(Material shown):
───

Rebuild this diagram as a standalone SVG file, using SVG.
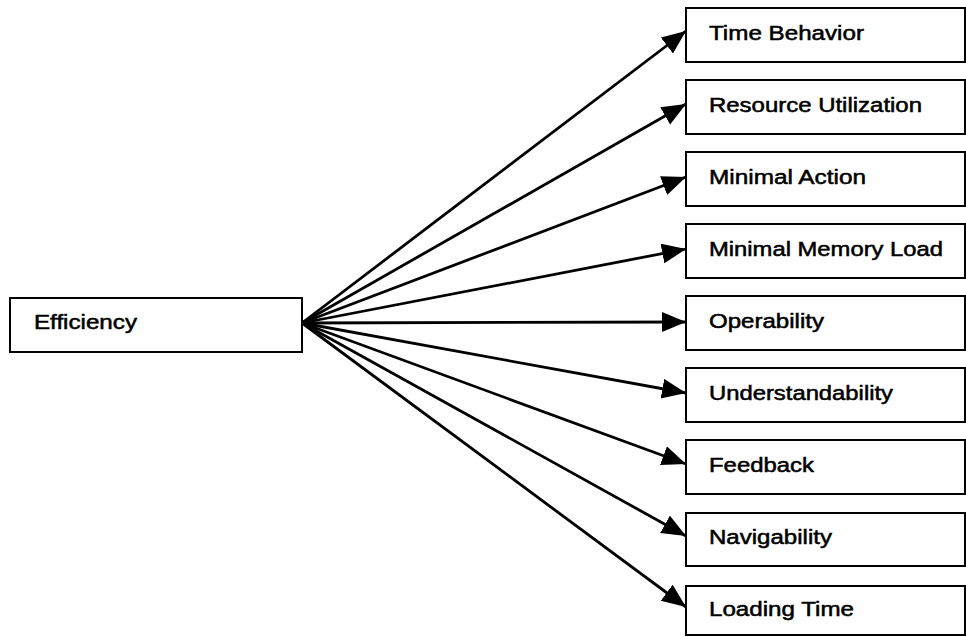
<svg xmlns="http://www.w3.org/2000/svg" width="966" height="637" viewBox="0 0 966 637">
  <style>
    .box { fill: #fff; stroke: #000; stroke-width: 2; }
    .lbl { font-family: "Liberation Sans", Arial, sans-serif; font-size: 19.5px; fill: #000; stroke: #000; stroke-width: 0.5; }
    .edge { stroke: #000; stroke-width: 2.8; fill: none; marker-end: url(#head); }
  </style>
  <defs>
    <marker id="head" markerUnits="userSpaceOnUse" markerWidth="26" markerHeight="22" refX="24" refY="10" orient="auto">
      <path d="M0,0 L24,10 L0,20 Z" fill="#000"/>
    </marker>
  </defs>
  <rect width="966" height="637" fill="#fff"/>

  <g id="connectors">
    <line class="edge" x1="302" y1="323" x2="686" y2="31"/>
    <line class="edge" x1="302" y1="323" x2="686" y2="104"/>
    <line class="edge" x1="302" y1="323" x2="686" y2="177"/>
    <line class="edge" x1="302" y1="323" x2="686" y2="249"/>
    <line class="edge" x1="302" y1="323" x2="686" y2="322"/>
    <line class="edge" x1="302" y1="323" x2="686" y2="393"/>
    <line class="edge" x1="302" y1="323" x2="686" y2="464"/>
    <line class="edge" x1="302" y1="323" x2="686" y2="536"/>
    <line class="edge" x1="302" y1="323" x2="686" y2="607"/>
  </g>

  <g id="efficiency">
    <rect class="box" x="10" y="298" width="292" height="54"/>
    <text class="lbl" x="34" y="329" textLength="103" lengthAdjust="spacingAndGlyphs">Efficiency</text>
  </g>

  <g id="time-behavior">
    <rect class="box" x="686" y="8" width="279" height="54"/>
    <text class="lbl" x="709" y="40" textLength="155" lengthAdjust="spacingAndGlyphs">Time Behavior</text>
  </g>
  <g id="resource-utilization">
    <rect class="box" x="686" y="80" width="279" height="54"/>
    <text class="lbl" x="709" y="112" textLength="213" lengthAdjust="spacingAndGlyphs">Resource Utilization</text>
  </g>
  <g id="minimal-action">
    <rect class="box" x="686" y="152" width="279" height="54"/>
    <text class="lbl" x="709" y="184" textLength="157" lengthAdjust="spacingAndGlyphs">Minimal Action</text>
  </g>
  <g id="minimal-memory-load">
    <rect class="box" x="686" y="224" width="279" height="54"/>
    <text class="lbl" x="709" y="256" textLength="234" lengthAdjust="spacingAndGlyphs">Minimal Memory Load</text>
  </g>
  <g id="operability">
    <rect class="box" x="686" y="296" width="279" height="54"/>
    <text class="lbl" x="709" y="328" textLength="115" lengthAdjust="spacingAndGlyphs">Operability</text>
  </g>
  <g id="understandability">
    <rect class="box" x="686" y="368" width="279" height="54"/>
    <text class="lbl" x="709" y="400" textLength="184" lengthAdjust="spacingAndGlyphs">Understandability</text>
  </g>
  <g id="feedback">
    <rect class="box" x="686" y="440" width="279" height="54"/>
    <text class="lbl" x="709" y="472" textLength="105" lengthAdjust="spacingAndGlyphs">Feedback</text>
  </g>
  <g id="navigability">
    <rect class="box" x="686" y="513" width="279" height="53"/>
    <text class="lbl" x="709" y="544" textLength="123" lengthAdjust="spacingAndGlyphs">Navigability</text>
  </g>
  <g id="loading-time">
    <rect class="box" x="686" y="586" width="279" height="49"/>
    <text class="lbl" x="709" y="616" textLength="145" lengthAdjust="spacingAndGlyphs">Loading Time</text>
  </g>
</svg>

───

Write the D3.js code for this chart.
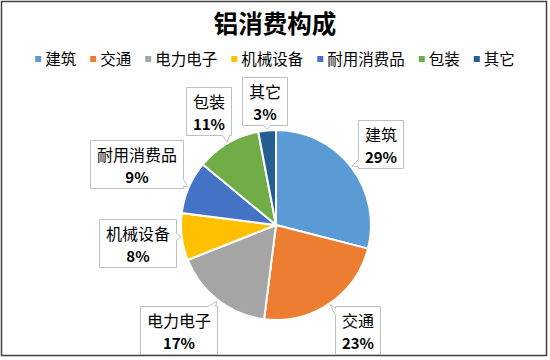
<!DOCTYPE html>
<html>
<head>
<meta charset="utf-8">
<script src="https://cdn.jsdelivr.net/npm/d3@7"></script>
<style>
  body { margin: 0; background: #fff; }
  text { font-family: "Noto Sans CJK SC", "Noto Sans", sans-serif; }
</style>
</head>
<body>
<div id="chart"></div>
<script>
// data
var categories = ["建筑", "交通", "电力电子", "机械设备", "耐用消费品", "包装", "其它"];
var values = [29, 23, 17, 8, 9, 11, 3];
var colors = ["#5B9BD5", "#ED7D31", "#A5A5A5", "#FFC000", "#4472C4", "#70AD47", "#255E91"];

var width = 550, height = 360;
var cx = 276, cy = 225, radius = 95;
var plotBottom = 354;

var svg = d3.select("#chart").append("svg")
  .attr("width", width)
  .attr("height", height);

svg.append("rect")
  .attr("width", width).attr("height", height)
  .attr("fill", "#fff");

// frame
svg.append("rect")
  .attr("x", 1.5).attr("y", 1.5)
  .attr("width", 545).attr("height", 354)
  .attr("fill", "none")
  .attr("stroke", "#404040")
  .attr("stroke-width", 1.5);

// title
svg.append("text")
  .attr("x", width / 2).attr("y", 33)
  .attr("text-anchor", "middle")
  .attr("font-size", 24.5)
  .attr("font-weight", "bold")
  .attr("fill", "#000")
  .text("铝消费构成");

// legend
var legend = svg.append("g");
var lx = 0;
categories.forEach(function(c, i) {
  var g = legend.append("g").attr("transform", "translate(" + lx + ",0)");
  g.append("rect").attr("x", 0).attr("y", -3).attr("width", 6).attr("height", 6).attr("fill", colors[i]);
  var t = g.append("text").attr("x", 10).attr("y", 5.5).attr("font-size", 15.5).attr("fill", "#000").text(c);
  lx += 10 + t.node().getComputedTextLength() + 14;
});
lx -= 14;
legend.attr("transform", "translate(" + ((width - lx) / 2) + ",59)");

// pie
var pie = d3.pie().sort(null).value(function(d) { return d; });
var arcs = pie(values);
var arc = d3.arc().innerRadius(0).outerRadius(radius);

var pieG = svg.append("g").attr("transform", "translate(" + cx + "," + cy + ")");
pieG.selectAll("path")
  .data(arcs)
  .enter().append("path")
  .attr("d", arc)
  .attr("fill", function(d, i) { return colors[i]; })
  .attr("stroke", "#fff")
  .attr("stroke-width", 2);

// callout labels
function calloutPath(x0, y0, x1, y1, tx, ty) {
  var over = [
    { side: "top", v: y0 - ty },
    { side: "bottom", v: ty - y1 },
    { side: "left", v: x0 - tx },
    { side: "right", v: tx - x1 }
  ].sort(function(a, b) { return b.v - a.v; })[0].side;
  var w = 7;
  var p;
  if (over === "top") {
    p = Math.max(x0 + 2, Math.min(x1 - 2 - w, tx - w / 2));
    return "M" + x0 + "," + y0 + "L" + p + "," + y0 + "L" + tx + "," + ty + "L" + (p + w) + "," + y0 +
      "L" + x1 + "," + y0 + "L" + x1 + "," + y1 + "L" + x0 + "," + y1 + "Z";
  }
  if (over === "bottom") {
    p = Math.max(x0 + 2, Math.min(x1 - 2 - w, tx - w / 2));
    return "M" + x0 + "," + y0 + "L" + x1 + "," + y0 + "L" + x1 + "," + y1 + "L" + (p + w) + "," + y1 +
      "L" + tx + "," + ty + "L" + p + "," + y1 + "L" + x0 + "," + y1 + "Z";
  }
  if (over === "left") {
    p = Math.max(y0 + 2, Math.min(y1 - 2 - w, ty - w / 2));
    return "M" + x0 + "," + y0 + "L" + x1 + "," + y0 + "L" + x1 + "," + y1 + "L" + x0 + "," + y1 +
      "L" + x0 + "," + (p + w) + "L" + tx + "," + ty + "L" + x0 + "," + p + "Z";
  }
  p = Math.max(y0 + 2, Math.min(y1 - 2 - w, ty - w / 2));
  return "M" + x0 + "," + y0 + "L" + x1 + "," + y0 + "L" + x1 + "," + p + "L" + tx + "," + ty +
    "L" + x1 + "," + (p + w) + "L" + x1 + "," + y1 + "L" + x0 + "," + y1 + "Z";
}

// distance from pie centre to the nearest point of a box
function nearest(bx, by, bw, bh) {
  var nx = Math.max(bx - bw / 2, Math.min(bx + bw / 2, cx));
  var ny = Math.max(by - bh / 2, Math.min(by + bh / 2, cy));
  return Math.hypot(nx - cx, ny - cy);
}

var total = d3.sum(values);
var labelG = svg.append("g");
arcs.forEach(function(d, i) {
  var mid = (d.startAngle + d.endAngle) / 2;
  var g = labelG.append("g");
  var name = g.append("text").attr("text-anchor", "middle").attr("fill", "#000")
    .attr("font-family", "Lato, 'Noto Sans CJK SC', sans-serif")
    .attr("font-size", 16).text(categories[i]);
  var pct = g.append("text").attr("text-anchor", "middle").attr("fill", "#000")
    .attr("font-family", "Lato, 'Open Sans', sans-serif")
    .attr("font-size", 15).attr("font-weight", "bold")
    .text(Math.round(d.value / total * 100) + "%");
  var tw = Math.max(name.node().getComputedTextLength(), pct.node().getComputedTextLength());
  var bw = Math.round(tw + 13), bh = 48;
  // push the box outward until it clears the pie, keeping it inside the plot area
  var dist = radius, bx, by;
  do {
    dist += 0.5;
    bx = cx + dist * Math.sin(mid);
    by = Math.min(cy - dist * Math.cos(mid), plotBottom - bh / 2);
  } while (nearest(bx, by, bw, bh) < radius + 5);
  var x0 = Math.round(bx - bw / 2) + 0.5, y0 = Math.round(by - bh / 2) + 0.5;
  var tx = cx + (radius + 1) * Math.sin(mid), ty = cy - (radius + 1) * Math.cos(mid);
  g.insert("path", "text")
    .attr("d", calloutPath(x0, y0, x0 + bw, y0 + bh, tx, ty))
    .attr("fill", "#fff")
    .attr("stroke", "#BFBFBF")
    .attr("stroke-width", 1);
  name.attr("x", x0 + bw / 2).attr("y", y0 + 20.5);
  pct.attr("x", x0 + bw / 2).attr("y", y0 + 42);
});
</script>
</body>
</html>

───

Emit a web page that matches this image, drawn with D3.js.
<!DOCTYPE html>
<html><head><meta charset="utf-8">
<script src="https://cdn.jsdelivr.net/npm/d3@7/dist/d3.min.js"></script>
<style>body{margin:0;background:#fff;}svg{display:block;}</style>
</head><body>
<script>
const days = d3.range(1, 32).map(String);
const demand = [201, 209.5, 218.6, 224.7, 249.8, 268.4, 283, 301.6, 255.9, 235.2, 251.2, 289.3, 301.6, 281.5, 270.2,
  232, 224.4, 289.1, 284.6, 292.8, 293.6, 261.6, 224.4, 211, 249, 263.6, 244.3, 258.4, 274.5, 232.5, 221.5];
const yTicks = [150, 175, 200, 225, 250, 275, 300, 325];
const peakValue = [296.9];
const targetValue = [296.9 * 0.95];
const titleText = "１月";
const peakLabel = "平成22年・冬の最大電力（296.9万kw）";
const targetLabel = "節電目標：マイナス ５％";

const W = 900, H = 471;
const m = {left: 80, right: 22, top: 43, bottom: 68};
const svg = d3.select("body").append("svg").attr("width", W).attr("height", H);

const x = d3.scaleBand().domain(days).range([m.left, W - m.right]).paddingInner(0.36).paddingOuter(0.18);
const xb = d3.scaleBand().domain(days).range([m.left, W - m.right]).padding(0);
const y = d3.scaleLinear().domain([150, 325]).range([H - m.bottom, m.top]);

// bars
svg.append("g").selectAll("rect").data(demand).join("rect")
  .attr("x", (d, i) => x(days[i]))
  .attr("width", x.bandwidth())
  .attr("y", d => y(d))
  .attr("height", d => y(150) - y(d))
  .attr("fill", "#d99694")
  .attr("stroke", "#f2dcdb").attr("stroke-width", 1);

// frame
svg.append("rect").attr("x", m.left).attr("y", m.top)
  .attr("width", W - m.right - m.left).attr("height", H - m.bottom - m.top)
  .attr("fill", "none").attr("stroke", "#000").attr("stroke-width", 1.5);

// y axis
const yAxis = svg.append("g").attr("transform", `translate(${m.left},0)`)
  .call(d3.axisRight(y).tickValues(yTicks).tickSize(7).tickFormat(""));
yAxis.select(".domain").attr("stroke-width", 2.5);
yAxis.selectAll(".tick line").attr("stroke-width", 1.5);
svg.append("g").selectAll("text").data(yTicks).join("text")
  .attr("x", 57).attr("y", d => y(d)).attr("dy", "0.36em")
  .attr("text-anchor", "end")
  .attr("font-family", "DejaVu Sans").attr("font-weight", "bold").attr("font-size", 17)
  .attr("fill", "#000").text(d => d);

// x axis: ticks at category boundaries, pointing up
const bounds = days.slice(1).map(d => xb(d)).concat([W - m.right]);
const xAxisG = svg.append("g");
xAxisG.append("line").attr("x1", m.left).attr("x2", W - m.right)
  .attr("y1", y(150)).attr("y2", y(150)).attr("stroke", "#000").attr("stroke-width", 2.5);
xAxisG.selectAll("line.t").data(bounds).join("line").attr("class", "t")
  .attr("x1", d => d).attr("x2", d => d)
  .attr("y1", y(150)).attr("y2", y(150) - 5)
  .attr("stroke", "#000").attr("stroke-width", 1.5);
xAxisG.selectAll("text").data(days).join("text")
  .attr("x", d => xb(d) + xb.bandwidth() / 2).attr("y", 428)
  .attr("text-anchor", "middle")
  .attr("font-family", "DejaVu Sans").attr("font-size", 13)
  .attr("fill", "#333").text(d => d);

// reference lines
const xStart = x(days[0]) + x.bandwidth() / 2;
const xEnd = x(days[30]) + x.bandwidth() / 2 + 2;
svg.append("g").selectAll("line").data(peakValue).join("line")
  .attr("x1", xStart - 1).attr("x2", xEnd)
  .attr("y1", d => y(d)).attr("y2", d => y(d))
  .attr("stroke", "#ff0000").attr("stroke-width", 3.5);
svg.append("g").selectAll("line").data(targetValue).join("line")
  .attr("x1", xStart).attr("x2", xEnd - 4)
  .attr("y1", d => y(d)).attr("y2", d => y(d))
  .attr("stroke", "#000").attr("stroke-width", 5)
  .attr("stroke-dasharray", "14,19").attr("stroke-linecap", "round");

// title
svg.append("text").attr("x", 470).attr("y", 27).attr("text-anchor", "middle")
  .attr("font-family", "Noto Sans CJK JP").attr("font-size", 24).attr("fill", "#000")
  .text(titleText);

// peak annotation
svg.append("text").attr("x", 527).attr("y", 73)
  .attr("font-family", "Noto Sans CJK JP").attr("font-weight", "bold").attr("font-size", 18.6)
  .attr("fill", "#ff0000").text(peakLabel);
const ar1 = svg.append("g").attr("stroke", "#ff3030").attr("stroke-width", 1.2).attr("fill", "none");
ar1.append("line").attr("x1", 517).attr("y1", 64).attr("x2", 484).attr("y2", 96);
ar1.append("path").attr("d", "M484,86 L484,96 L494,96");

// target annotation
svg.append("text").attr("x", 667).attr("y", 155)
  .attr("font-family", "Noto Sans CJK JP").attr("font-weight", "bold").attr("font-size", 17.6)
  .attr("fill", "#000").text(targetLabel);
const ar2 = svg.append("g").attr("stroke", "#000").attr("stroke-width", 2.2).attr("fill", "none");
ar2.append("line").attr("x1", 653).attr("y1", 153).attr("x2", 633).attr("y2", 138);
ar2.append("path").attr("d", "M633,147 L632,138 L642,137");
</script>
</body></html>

───

(Written instruction):
Working from the entries above, return all lines that contain "chart".

(Result of the exercise):
Write the D3.js code for this chart.
<div id="chart"></div>
var svg = d3.select("#chart").append("svg")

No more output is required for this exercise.